Stored items:

## begin

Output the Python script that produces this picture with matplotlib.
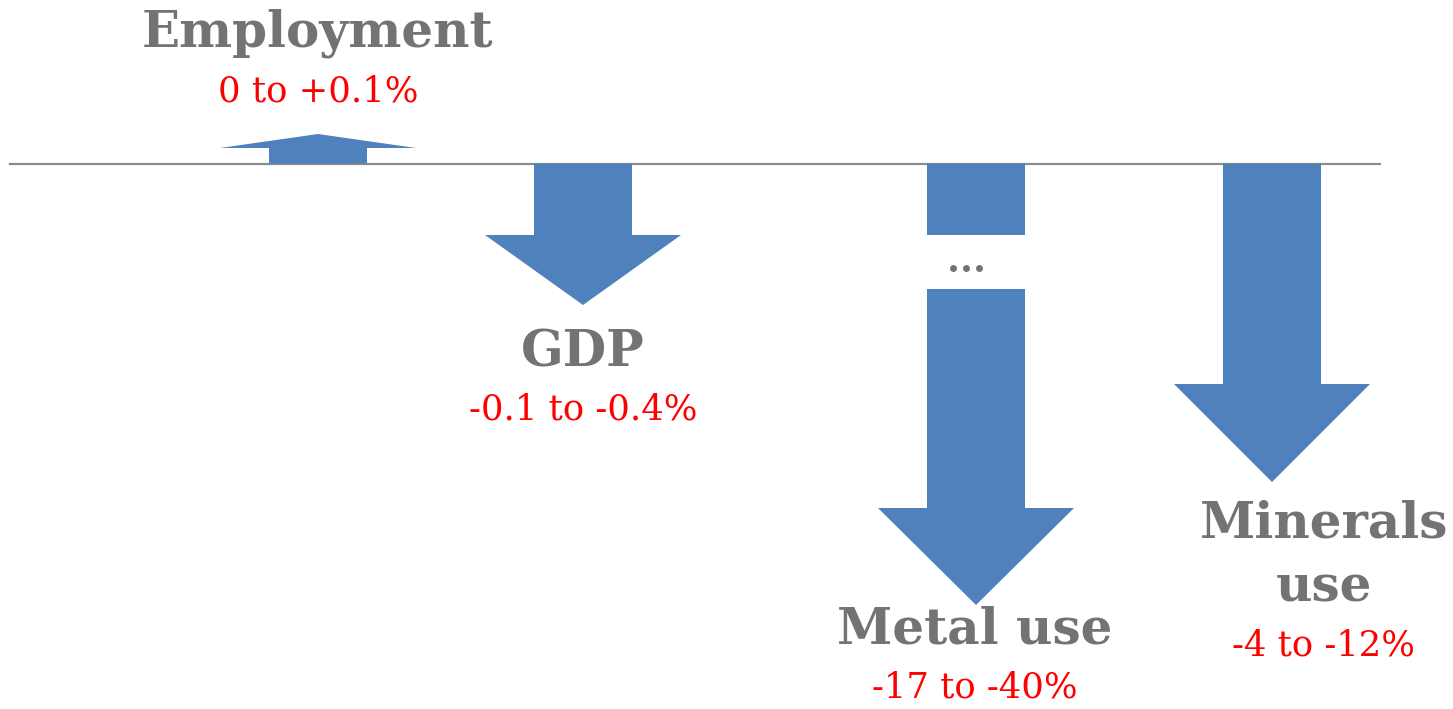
import matplotlib.pyplot as plt
from matplotlib.patches import Polygon, Rectangle

# scenario results: indicator, change range, direction of the change
indicators = ['Employment', 'GDP', 'Metal use', 'Minerals\nuse']
ranges = ['0 to +0.1%', '-0.1 to -0.4%', '-17 to -40%', '-4 to -12%']
directions = [1, -1, -1, -1]

# schematic layout (pixel units)
W, H = 1453, 709
base_y = 163.5
centers = [318, 583, 976, 1272]
text_x = [318, 583, 975, 1324]
head_y = [148, 235, 508, 384]
tip_y = [134, 305, 605, 482]
label_y = [33, 353, 630, 556]
range_y = [92, 410, 688, 646]
shaft_half = 49
head_half = 98

blue = '#4F81BD'
grey = '#737373'

fig = plt.figure(figsize=(W / 100, H / 100), dpi=100)
ax = fig.add_axes([0, 0, 1, 1])
ax.set_xlim(0, W)
ax.set_ylim(H, 0)
ax.axis('off')

ax.plot([10, 1380], [base_y, base_y], color='#8c8c8c', lw=1.6, zorder=1)

for i, (name, rng, d) in enumerate(zip(indicators, ranges, directions)):
    cx = centers[i]
    pts = [(cx - shaft_half, base_y), (cx - shaft_half, head_y[i]),
           (cx - head_half, head_y[i]), (cx, tip_y[i]),
           (cx + head_half, head_y[i]), (cx + shaft_half, head_y[i]),
           (cx + shaft_half, base_y)]
    ax.add_patch(Polygon(pts, closed=True, facecolor=blue, edgecolor='none', zorder=2))
    ax.text(text_x[i], label_y[i], name, ha='center', va='center',
            family='DejaVu Serif', fontweight='bold', fontsize=36, color=grey,
            linespacing=1.38)
    ax.text(text_x[i], range_y[i], rng, ha='center', va='center',
            family='DejaVu Serif', fontsize=25.5, color='red')

# broken shaft for the metal use arrow
cx = centers[2]
ax.add_patch(Rectangle((cx - shaft_half, 235), 2 * shaft_half, 288 - 235 + 0.5,
                       facecolor='white', edgecolor='none', zorder=3))
ax.plot([cx - 23, cx - 10, cx + 3], [268, 268, 268], 'o', ms=5,
        color=grey, mec='none', zorder=4)

fig.savefig('out.png', dpi=100, facecolor='white')
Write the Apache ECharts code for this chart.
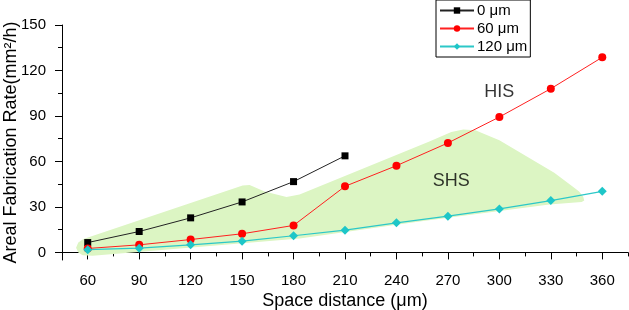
<!DOCTYPE html>
<html>
<head>
<meta charset="utf-8">
<script src="https://cdn.jsdelivr.net/npm/echarts@6/dist/echarts.min.js"></script>
<style>
  html, body { margin: 0; padding: 0; background: #fff; }
  #result { width: 629px; height: 310px; }
</style>
</head>
<body>
<div id="result"></div>
<script>
var myChart = echarts.init(document.getElementById('result'));

// data
var spacing = [60, 90, 120, 150, 180, 210, 240, 270, 300, 330, 360];
var rate0 = [6.5, 13.8, 22.8, 33.3, 46.7, 63.7];
var rate60 = [2.6, 5.0, 8.5, 12.3, 17.8, 43.6, 57.2, 72.2, 89.3, 108, 128.7];
var rate120 = [1.8, 2.8, 5.0, 7.4, 11.0, 14.7, 19.5, 23.9, 28.7, 34.2, 40.3];
var seriesNames = ['0 μm', '60 μm', '120 μm'];

// SHS region outline (data coords)
var regionX = [53.2, 54.5, 57.5, 150.3, 154.4, 163.1, 175.9, 183.5, 259.2, 272, 279, 286, 300, 319.2, 332, 342.5, 346.5, 348.9, 349.5, 348, 329.1, 253.4, 183.5, 62.9, 57, 54.5];
var regionY = [3.0, 6.5, 8.8, 44.1, 44.4, 40.1, 36.5, 38.2, 73.2, 79.5, 81, 80.5, 74, 61.2, 52.6, 43.6, 40.2, 36.8, 34.2, 33.2, 31.6, 20.4, 9.2, -2.2, -1.8, 0.0];

var xMajor = [60, 90, 120, 150, 180, 210, 240, 270, 300, 330, 360];
var xMinor = [45, 75, 105, 135, 165, 195, 225, 255, 285, 315, 345, 375];
var yMajor = [0, 30, 60, 90, 120, 150];
var yMinor = [15, 45, 75, 105, 135];

var notes = [[300, 106, 'HIS'], [272, 47, 'SHS']];

function pairs(vals) {
	return vals.map(function (v, i) { return [spacing[i], v]; });
}

var font = 'Liberation Sans, Arial, sans-serif';

var option = {
	animation: false,
	textStyle: { fontFamily: font },
	grid: { left: 62, right: 1, top: 25, bottom: 50, outerBoundsMode: 'none', containLabel: false },
	legend: {
		data: seriesNames,
		orient: 'vertical',
		left: 436,
		top: 0,
		itemGap: 3,
		itemWidth: 34,
		itemHeight: 8,
		padding: [3, 3, 3, 3],
		borderColor: '#000',
		borderWidth: 1,
		textStyle: { fontSize: 15, color: '#000', fontFamily: font, padding: [0, 0, 0, -2] }
	},
	xAxis: [{
		type: 'value', min: 45, max: 375, position: 'bottom',
		name: 'Space distance (μm)', nameLocation: 'middle', nameGap: 32, nameMoveOverlap: false,
		nameTextStyle: { fontSize: 18, color: '#000', fontFamily: font },
		axisLine: { lineStyle: { color: '#000', width: 1 } },
		axisTick: { customValues: xMajor, length: 7, lineStyle: { color: '#000' } },
		axisLabel: { customValues: xMajor, fontSize: 15, color: '#000', margin: 13 },
		splitLine: { show: false }
	}, {
		type: 'value', min: 45, max: 375, position: 'bottom',
		axisLine: { show: false },
		axisTick: { customValues: xMinor, length: 4, lineStyle: { color: '#000' } },
		axisLabel: { show: false },
		splitLine: { show: false }
	}],
	yAxis: [{
		type: 'value', min: -5, max: 150, position: 'left',
		name: 'Areal Fabrication Rate(mm²/h)', nameLocation: 'middle', nameGap: 42, nameMoveOverlap: false,
		nameTextStyle: { fontSize: 18, color: '#000', fontFamily: font },
		axisLine: { show: true, lineStyle: { color: '#000', width: 1 } },
		axisTick: { show: true, customValues: yMajor, length: 7, lineStyle: { color: '#000' } },
		axisLabel: { customValues: yMajor, fontSize: 15, color: '#000', margin: 16 },
		splitLine: { show: false }
	}, {
		type: 'value', min: -5, max: 150, position: 'left',
		axisLine: { show: false },
		axisTick: { show: true, customValues: yMinor, length: 4, lineStyle: { color: '#000' } },
		axisLabel: { show: false },
		splitLine: { show: false }
	}],
	series: [{
		type: 'custom',
		silent: true,
		z: 1,
		data: regionX.map(function (x, i) { return [x, regionY[i]]; }),
		renderItem: function (params, api) {
			if (params.dataIndex !== 0) return;
			var pts = regionX.map(function (x, i) { return api.coord([x, regionY[i]]); });
			return {
				type: 'polygon',
				shape: { points: pts },
				style: { fill: '#dcf5c3' }
			};
		}
	}, {
		name: seriesNames[0],
		type: 'line',
		z: 3,
		data: pairs(rate0),
		symbol: 'rect',
		symbolSize: 7,
		itemStyle: { color: '#000' },
		lineStyle: { color: '#222', width: 1 }
	}, {
		name: seriesNames[1],
		type: 'line',
		z: 3,
		data: pairs(rate60),
		symbol: 'circle',
		symbolSize: 8,
		itemStyle: { color: '#ff0000' },
		lineStyle: { color: '#ff2020', width: 1 }
	}, {
		name: seriesNames[2],
		type: 'line',
		z: 3,
		data: pairs(rate120),
		symbol: 'diamond',
		symbolSize: 9,
		itemStyle: { color: '#1ec6c8' },
		lineStyle: { color: '#2cc8c8', width: 1.2 }
	}, {
		type: 'scatter',
		silent: true,
		symbolSize: 0,
		data: notes,
		label: {
			show: true,
			position: 'inside',
			formatter: function (p) { return p.data[2]; },
			fontSize: 18,
			color: '#000',
			fontFamily: font
		}
	}]
};

myChart.setOption(option);
</script>
</body>
</html>
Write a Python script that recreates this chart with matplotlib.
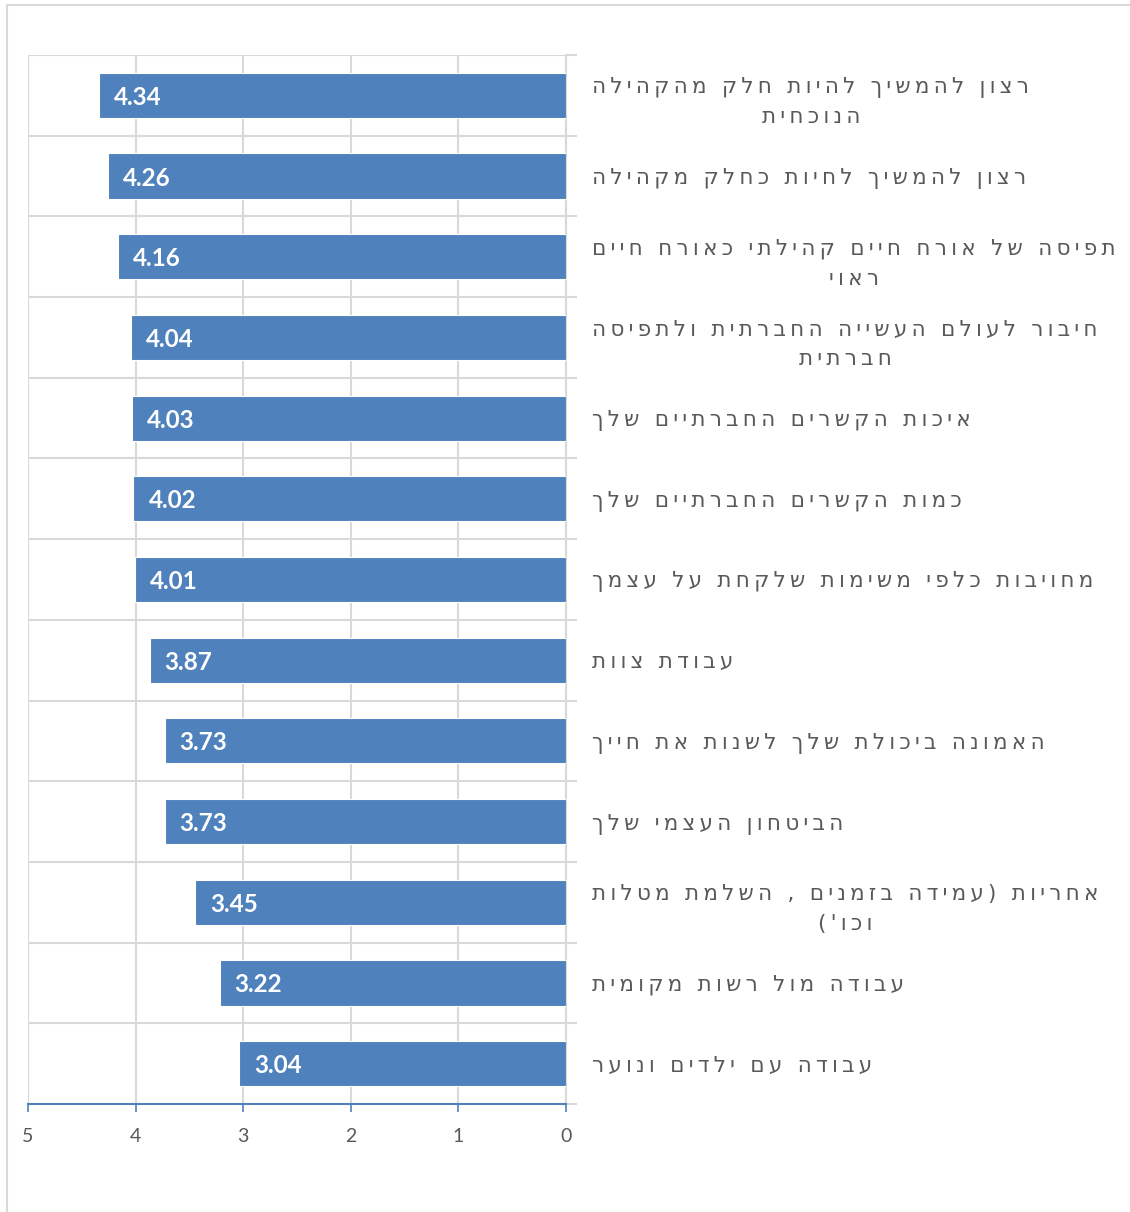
import matplotlib
matplotlib.use("Agg")
import matplotlib.pyplot as plt
from matplotlib.patches import Rectangle
import numpy as np

categories = [
    "רצון להמשיך להיות חלק מהקהילה\nהנוכחית",
    "רצון להמשיך לחיות כחלק מקהילה",
    "תפיסה של אורח חיים קהילתי כאורח חיים\nראוי",
    "חיבור לעולם העשייה החברתית ולתפיסה\nחברתית",
    "איכות הקשרים החברתיים שלך",
    "כמות הקשרים החברתיים שלך",
    "מחויבות כלפי משימות שלקחת על עצמך",
    "עבודת צוות",
    "האמונה ביכולת שלך לשנות את חייך",
    "הביטחון העצמי שלך",
    "אחריות (עמידה בזמנים , השלמת מטלות\nוכו')",
    "עבודה מול רשות מקומית",
    "עבודה עם ילדים ונוער",
]
values = [4.34, 4.26, 4.16, 4.04, 4.03, 4.02, 4.01, 3.87, 3.73, 3.73, 3.45, 3.22, 3.04]
xticks = [5, 4, 3, 2, 1, 0]

BAR = "#4F81BD"
GRID = "#D9D9D9"
TXT = "#595959"

mirror = str.maketrans("()", ")(")
SP = "\u2009"  # thin space used as letter spacing


def visual(s):
    # matplotlib has no bidi support: reverse each line for right-to-left display,
    # and add letter spacing like the original rendering
    return "\n".join(SP.join(line[::-1].translate(mirror)) for line in s.split("\n"))


fig = plt.figure(figsize=(11.3, 12.12), dpi=100)
W, H = 1130, 1212
fig.patches.append(Rectangle((7 / W, -0.01), 1.2, 1 - 5 / H + 0.01, transform=fig.transFigure,
                             fill=False, edgecolor=GRID, linewidth=1.5))

ax = fig.add_axes([28 / W, 1 - 1104 / H, (566 - 28) / W, (1104 - 55) / H])
n = len(categories)
centers = np.arange(n) + 0.5
ax.barh(centers, values, height=0.56, color=BAR, edgecolor="white", linewidth=0.8, zorder=3)
ax.set_xlim(5, 0)
ax.set_ylim(n, 0)

for y, v in zip(centers, values):
    ax.annotate(f"{v:.2f}", xy=(v, y), xytext=(15, -2), textcoords="offset pixels",
                ha="left", va="center", color="white", fontsize=17.5, fontweight="bold",
                family=["Lato", "DejaVu Sans"], zorder=4)

ax.set_xticks(xticks)
ax.set_xticklabels([str(t) for t in xticks], fontsize=14, color=TXT, family=["Lato", "DejaVu Sans"])
ax.tick_params(axis="x", direction="out", length=6, width=1.2, color=BAR, pad=11)
ax.xaxis.grid(True, color=GRID, linewidth=1.5, zorder=0)

ax.yaxis.tick_right()
ax.set_yticks(np.arange(n + 1))
ax.set_yticklabels([])
ax.set_yticks(centers, minor=True)
ax.set_yticklabels([visual(c) for c in categories], minor=True, fontsize=15.5, color=TXT,
                   ha="left", multialignment="center", linespacing=1.6, family=["DejaVu Sans"])
ax.tick_params(axis="y", which="major", direction="out", length=8, width=1.5, color=GRID)
ax.tick_params(axis="y", which="minor", length=0, pad=19)
ax.yaxis.grid(True, which="major", color=GRID, linewidth=1.5, zorder=0)

for s in ["top", "left"]:
    ax.spines[s].set_visible(False)
ax.spines["right"].set_color(GRID)
ax.spines["right"].set_linewidth(1.5)
ax.spines["bottom"].set_color(BAR)
ax.spines["bottom"].set_linewidth(1.5)
ax.spines["bottom"].set_zorder(5)
ax.set_axisbelow(True)

fig.savefig("out.png", dpi=100)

## end

● **What to work on**: In the listing above, find the line containing "Write the Apache ECharts code for this chart." and the line containing "var font = 'Liberation". Reproduce those lines and all between them exactly, with no pictures and nothing more.

● **Full answer**:
Write the Apache ECharts code for this chart.
<!DOCTYPE html>
<html>
<head>
<meta charset="utf-8">
<script src="https://cdn.jsdelivr.net/npm/echarts@6/dist/echarts.min.js"></script>
<style>
  html, body { margin: 0; padding: 0; background: #fff; }
  #result { width: 629px; height: 310px; }
</style>
</head>
<body>
<div id="result"></div>
<script>
var myChart = echarts.init(document.getElementById('result'));

// data
var spacing = [60, 90, 120, 150, 180, 210, 240, 270, 300, 330, 360];
var rate0 = [6.5, 13.8, 22.8, 33.3, 46.7, 63.7];
var rate60 = [2.6, 5.0, 8.5, 12.3, 17.8, 43.6, 57.2, 72.2, 89.3, 108, 128.7];
var rate120 = [1.8, 2.8, 5.0, 7.4, 11.0, 14.7, 19.5, 23.9, 28.7, 34.2, 40.3];
var seriesNames = ['0 μm', '60 μm', '120 μm'];

// SHS region outline (data coords)
var regionX = [53.2, 54.5, 57.5, 150.3, 154.4, 163.1, 175.9, 183.5, 259.2, 272, 279, 286, 300, 319.2, 332, 342.5, 346.5, 348.9, 349.5, 348, 329.1, 253.4, 183.5, 62.9, 57, 54.5];
var regionY = [3.0, 6.5, 8.8, 44.1, 44.4, 40.1, 36.5, 38.2, 73.2, 79.5, 81, 80.5, 74, 61.2, 52.6, 43.6, 40.2, 36.8, 34.2, 33.2, 31.6, 20.4, 9.2, -2.2, -1.8, 0.0];

var xMajor = [60, 90, 120, 150, 180, 210, 240, 270, 300, 330, 360];
var xMinor = [45, 75, 105, 135, 165, 195, 225, 255, 285, 315, 345, 375];
var yMajor = [0, 30, 60, 90, 120, 150];
var yMinor = [15, 45, 75, 105, 135];

var notes = [[300, 106, 'HIS'], [272, 47, 'SHS']];

function pairs(vals) {
	return vals.map(function (v, i) { return [spacing[i], v]; });
}

var font = 'Liberation Sans, Arial, sans-serif';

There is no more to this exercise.